The motion of particles (dust, droplets, aersols etc) in the atmosphere is influenced both by gravitational settling and turbulence. The particles often also have non-negligible inertia, and this, together with gravitational settling and their interactions with the turbulent air flow leads to very rich and complex motion. One problem that we are working on is understanding how particle inertia, settling, and turbulence compete to control the concentration profiles of the particles in the atmospheric boundary layer. A representation publication on this work is:
A.D. Bragg, D.H. Richter, G. Wang, Mechanisms governing the settling velocities and spatial distributions of inertial particles in wall-bounded turbulence, Physical Review Fluids, 6, 064302, 2021.

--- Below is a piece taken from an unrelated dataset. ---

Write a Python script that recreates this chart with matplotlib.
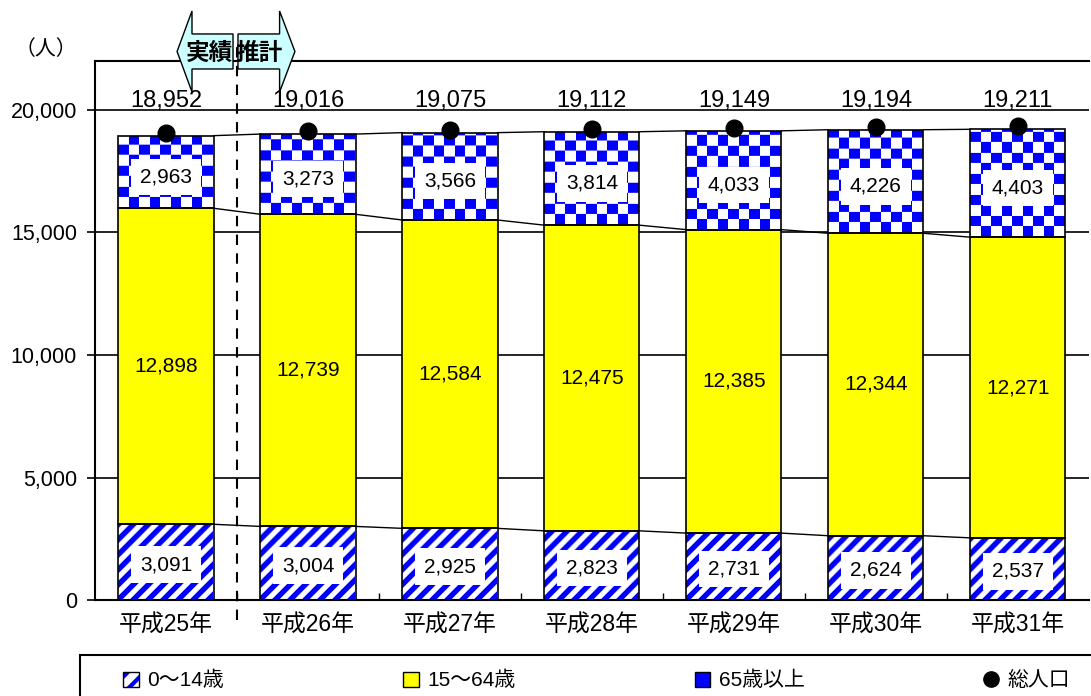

Related to the problem of their concentration profiles is how fast the particles settle through the atmosphere. For this we are developing new theoretical tools and performing extensive Direct Numerical Simulations to understad the complex ways in which turbulence modifies the particle settling speeds compared to their settling speeds in quiescent flows. A representation publication on this work is
J. Tom, A.D. Bragg, Multiscale preferential sweeping of particles settling in turbulence, Journal of Fluid Mechanics, 871 244--270, 2019.
This work is supported by the NASA Weather and Atmospheric Dynamics program.